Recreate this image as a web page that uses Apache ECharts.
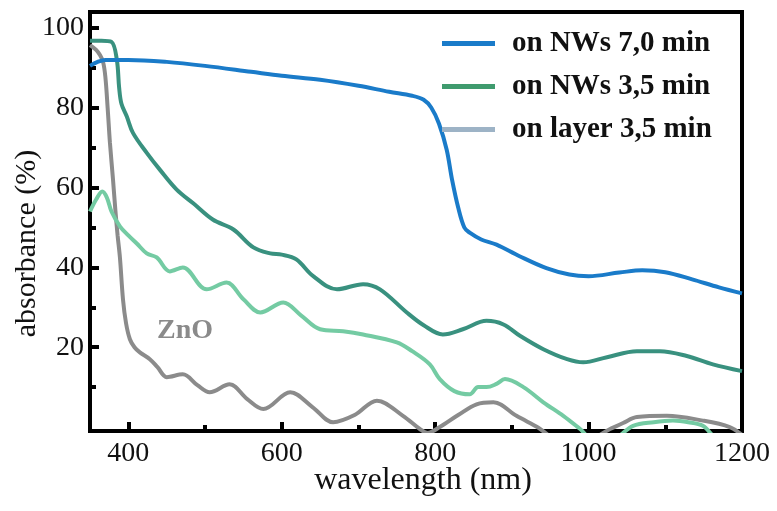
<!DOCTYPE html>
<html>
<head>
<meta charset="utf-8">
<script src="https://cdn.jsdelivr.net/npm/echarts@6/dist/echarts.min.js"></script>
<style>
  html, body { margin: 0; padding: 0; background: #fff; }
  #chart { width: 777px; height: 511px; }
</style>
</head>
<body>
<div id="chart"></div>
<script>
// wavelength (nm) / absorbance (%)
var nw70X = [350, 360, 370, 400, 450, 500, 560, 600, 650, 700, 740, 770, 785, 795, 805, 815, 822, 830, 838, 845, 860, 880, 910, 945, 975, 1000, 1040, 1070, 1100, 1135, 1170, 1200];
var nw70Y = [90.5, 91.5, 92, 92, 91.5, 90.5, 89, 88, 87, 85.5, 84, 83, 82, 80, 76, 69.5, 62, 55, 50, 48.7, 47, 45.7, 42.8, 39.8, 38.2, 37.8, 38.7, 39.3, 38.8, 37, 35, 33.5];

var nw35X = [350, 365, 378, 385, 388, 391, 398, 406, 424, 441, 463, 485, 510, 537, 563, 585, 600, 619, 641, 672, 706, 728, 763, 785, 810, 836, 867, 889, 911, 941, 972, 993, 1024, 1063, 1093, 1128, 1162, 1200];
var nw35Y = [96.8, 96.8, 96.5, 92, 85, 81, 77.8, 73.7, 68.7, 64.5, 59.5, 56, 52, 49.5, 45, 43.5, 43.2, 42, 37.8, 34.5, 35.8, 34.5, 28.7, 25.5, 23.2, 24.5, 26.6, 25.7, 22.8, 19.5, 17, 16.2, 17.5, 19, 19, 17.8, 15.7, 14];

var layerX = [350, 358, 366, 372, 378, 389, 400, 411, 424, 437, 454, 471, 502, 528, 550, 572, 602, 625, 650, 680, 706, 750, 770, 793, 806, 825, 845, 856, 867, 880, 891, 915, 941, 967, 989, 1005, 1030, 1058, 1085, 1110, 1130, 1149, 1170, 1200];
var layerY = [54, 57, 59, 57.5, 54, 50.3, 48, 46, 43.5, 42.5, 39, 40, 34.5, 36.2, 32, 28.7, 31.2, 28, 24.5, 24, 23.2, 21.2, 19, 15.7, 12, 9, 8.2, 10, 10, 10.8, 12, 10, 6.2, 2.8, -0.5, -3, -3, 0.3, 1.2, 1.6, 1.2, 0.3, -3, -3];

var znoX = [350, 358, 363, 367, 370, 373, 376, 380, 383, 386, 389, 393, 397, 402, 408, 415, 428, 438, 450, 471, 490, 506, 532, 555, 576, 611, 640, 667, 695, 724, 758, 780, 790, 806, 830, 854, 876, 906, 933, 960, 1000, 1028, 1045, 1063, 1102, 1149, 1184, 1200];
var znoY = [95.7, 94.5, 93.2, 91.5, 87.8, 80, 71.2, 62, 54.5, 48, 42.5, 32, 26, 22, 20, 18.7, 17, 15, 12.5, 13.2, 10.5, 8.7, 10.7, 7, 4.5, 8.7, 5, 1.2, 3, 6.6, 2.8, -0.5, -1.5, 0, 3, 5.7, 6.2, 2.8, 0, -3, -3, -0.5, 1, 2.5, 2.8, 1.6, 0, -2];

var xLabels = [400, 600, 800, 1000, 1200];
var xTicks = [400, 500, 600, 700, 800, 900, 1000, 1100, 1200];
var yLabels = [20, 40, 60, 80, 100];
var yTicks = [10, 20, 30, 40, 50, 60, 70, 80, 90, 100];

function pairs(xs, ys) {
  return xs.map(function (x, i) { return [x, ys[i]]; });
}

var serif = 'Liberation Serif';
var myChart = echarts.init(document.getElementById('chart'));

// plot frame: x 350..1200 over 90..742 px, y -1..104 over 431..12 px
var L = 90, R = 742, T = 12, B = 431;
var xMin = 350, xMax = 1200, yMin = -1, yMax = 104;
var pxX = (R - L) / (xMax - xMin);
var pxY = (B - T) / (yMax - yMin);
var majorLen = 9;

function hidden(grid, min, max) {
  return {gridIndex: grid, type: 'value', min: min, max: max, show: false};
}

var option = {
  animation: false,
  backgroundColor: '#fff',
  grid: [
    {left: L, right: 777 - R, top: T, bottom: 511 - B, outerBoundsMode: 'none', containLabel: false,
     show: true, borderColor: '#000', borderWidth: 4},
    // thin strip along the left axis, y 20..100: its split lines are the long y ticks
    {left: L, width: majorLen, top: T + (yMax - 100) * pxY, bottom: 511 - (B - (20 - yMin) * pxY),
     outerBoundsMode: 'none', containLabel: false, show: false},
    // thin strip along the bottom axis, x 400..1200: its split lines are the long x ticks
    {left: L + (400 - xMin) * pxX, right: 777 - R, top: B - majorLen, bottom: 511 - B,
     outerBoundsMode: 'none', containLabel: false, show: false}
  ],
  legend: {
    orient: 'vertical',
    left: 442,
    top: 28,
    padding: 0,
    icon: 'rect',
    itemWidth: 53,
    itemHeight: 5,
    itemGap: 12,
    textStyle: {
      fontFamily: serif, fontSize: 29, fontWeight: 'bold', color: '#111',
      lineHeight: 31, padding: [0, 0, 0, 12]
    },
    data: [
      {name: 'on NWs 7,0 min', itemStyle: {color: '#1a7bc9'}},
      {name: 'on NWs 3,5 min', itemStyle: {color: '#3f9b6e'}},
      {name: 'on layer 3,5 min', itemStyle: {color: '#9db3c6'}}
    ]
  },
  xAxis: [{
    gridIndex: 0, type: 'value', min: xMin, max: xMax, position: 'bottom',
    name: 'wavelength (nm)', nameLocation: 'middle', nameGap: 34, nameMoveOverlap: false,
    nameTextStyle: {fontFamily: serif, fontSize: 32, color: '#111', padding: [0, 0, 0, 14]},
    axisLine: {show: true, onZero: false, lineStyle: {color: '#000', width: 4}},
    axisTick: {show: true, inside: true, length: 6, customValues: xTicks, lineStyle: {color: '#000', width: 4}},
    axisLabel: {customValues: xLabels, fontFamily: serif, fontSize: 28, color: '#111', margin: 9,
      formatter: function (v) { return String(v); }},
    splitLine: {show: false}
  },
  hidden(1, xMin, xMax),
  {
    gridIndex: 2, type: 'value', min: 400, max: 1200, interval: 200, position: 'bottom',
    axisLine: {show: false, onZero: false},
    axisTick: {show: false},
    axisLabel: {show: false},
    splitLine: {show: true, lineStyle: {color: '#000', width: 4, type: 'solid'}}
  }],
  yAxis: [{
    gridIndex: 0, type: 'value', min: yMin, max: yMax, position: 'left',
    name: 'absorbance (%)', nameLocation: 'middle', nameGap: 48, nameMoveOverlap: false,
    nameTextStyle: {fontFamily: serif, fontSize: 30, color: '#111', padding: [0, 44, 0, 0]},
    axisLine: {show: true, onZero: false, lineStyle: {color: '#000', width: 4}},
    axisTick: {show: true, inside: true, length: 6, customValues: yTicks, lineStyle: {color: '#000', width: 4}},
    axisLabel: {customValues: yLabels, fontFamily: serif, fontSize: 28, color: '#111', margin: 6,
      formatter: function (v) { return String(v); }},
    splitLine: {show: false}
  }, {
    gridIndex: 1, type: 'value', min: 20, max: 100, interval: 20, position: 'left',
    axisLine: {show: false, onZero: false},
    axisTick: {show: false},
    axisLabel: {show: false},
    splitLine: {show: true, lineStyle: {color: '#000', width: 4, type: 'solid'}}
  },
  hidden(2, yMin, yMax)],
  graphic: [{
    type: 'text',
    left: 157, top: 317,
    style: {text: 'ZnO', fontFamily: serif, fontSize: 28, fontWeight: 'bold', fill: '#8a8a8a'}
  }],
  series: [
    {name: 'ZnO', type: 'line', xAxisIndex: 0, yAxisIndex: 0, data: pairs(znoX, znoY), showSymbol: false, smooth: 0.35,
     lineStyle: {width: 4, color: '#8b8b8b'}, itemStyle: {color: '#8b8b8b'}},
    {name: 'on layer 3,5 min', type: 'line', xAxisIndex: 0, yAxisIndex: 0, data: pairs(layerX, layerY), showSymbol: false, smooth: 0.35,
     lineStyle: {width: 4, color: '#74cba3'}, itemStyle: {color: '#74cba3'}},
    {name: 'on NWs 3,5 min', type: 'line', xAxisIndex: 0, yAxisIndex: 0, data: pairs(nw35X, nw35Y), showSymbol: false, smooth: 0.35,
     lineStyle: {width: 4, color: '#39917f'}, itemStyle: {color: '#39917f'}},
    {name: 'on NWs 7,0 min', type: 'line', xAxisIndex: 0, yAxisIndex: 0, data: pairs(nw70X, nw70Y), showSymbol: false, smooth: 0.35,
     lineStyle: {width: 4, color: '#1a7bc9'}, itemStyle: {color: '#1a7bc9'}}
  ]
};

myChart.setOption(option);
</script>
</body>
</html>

════════════════

Repeat the lines above, starting at the first and stopping after the line that holds "1.2, 0.3, -3, -3];", with the pictures left out.

■ **Reply to the task**:
Recreate this image as a web page that uses Apache ECharts.
<!DOCTYPE html>
<html>
<head>
<meta charset="utf-8">
<script src="https://cdn.jsdelivr.net/npm/echarts@6/dist/echarts.min.js"></script>
<style>
  html, body { margin: 0; padding: 0; background: #fff; }
  #chart { width: 777px; height: 511px; }
</style>
</head>
<body>
<div id="chart"></div>
<script>
// wavelength (nm) / absorbance (%)
var nw70X = [350, 360, 370, 400, 450, 500, 560, 600, 650, 700, 740, 770, 785, 795, 805, 815, 822, 830, 838, 845, 860, 880, 910, 945, 975, 1000, 1040, 1070, 1100, 1135, 1170, 1200];
var nw70Y = [90.5, 91.5, 92, 92, 91.5, 90.5, 89, 88, 87, 85.5, 84, 83, 82, 80, 76, 69.5, 62, 55, 50, 48.7, 47, 45.7, 42.8, 39.8, 38.2, 37.8, 38.7, 39.3, 38.8, 37, 35, 33.5];

var nw35X = [350, 365, 378, 385, 388, 391, 398, 406, 424, 441, 463, 485, 510, 537, 563, 585, 600, 619, 641, 672, 706, 728, 763, 785, 810, 836, 867, 889, 911, 941, 972, 993, 1024, 1063, 1093, 1128, 1162, 1200];
var nw35Y = [96.8, 96.8, 96.5, 92, 85, 81, 77.8, 73.7, 68.7, 64.5, 59.5, 56, 52, 49.5, 45, 43.5, 43.2, 42, 37.8, 34.5, 35.8, 34.5, 28.7, 25.5, 23.2, 24.5, 26.6, 25.7, 22.8, 19.5, 17, 16.2, 17.5, 19, 19, 17.8, 15.7, 14];

var layerX = [350, 358, 366, 372, 378, 389, 400, 411, 424, 437, 454, 471, 502, 528, 550, 572, 602, 625, 650, 680, 706, 750, 770, 793, 806, 825, 845, 856, 867, 880, 891, 915, 941, 967, 989, 1005, 1030, 1058, 1085, 1110, 1130, 1149, 1170, 1200];
var layerY = [54, 57, 59, 57.5, 54, 50.3, 48, 46, 43.5, 42.5, 39, 40, 34.5, 36.2, 32, 28.7, 31.2, 28, 24.5, 24, 23.2, 21.2, 19, 15.7, 12, 9, 8.2, 10, 10, 10.8, 12, 10, 6.2, 2.8, -0.5, -3, -3, 0.3, 1.2, 1.6, 1.2, 0.3, -3, -3];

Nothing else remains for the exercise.